ST. LOUIS – Around the world, cardiac deaths are seeing a sharp uptick amid the COVID-19 pandemic and cardiologists are working to educate heart patients with information that can help them contribute to the death rate.
What is still unknown, however, is how much to blame COVID-19 is for the rise in cardiac arrests.
Dr. Georges Chahoud, a cardiologist from SSM Health St. Joseph Hospital in Lake St. Louis, says there is reason to believe that during quarantine, there was a fear of coming to the hospital or calling 911. But now he is working along with his peers to get the message out to the public that they can’t postpone a heart attack until COVID-19 disappears and that hospitals can safely handle emergencies.
Many patients with cardiovascular disease delayed care and, by the time they come to the hospital, they are much more advanced in their disease and therefore at much more risk of dying. The rise in cardiac deaths seem to happen out of the hospital, meaning the patient chose not to call for an emergency, or when they called for emergency help, their situation was dire.

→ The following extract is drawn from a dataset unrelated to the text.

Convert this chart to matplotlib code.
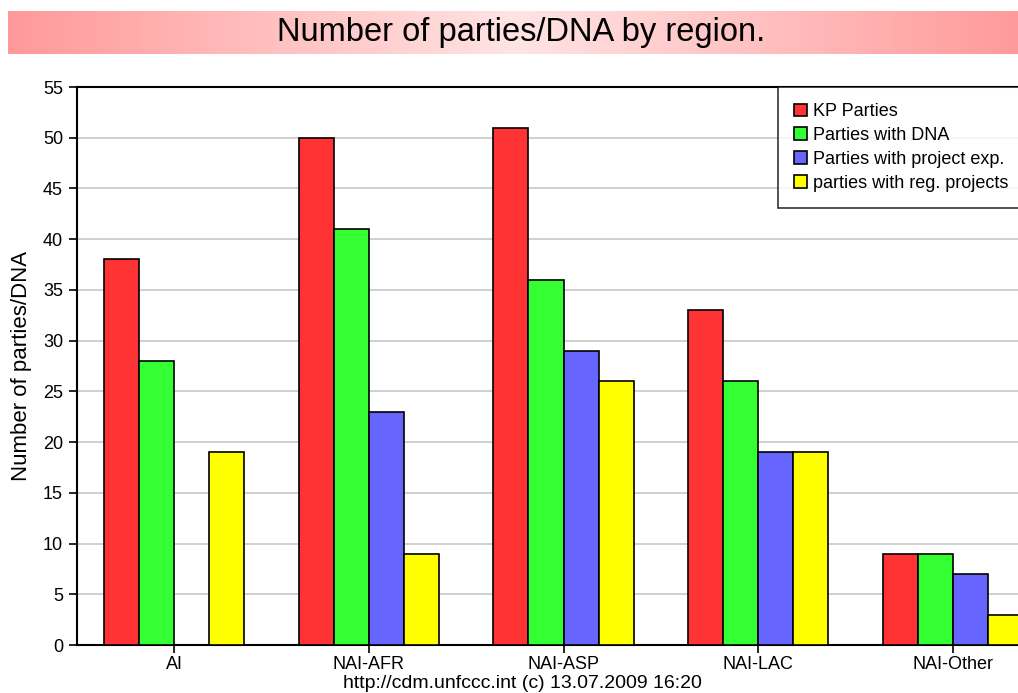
import numpy as np
import matplotlib
matplotlib.use("Agg")
from matplotlib import pyplot as plt
from matplotlib.colors import LinearSegmentedColormap

plt.rcParams["font.family"] = ["Liberation Sans", "DejaVu Sans"]

regions = ["AI", "NAI-AFR", "NAI-ASP", "NAI-LAC", "NAI-Other"]
kp_parties = [38, 50, 51, 33, 9]
parties_dna = [28, 41, 36, 26, 9]
parties_proj_exp = [0, 23, 29, 19, 7]
parties_reg_proj = [19, 9, 26, 19, 3]
series_names = ["KP Parties", "Parties with DNA", "Parties with project exp.", "parties with reg. projects"]
colors = ["#ff3333", "#33ff33", "#6666ff", "#ffff00"]

W, H = 1018, 693
fig = plt.figure(figsize=(W / 100, H / 100), dpi=100)

# title banner with pink gradient
ax_t = fig.add_axes([8 / W, (H - 54) / H, 1.0, 43 / H])
cmap = LinearSegmentedColormap.from_list("banner", ["#ff9999", "#ffe4e4", "#ff9999"])
grad = np.linspace(0, 1, 256).reshape(1, -1)
ax_t.imshow(grad, aspect="auto", cmap=cmap, extent=[0, 1, 0, 1])
ax_t.axis("off")
fig.text(521 / W, (H - 33) / H, "Number of parties/DNA by region.", ha="center", va="center", fontsize=23.5)

ax = fig.add_axes([77 / W, (H - 645) / H, (1050 - 77) / W, (645 - 87) / H])
x = np.arange(len(regions))
width = 0.18
data = [kp_parties, parties_dna, parties_proj_exp, parties_reg_proj]
for i, vals in enumerate(data):
    ax.bar(x + (i - 1.5) * width, vals, width, color=colors[i], edgecolor="black", linewidth=1.2,
           label=series_names[i], zorder=3)

ax.set_xlim(-0.5, 4.5)
ax.set_ylim(0, 55)
ax.set_yticks(np.arange(0, 56, 5))
ax.set_xticks(x)
ax.set_xticklabels(regions)
ax.tick_params(axis="both", labelsize=13, length=6, width=1.2, colors="black")
ax.tick_params(axis="x", pad=2)
ax.tick_params(axis="y", pad=4)
ax.grid(axis="y", color="#c8c8c8", linewidth=1.2, zorder=0)
for s in ax.spines.values():
    s.set_linewidth(1.5)
ax.set_ylabel("Number of parties/DNA", fontsize=16, labelpad=8)

leg = fig.legend(loc="upper left", bbox_to_anchor=(778 / W, (H - 87) / H), fontsize=13,
                 frameon=True, fancybox=False, handlelength=0.7, handleheight=0.7,
                 handletextpad=0.35, borderpad=0.9, labelspacing=0.38, borderaxespad=0)
leg.get_frame().set_edgecolor("black")
leg.get_frame().set_linewidth(1.2)

fig.text(522 / W, (H - 684) / H, "http://cdm.unfccc.int (c) 13.07.2009 16:20", ha="center", va="center", fontsize=14)

plt.savefig("out.png", dpi=100)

Locally, Dr. George noticed up to a 50 percent decline in cardiac patients in the hospital during the quarantine. In New York, during the peak of COVID-19, up to 90 percent of patients with heart conditions died.
“We know from our data, the only treatment that can support patients in cardiac arrest is immediate intervention from the cath lab inside the hospital to open up their block arteries,” Chahoud said. “The longer they wait, the higher the chance they may have mechanical complications or cardiogenic shock.”
Dr. Chahoud says the message he wants to get out is, “If you have a heart conditions or symptoms suggesting of a heart attack or stroke, don’t wait. Call 911 and get to the hospital right away.”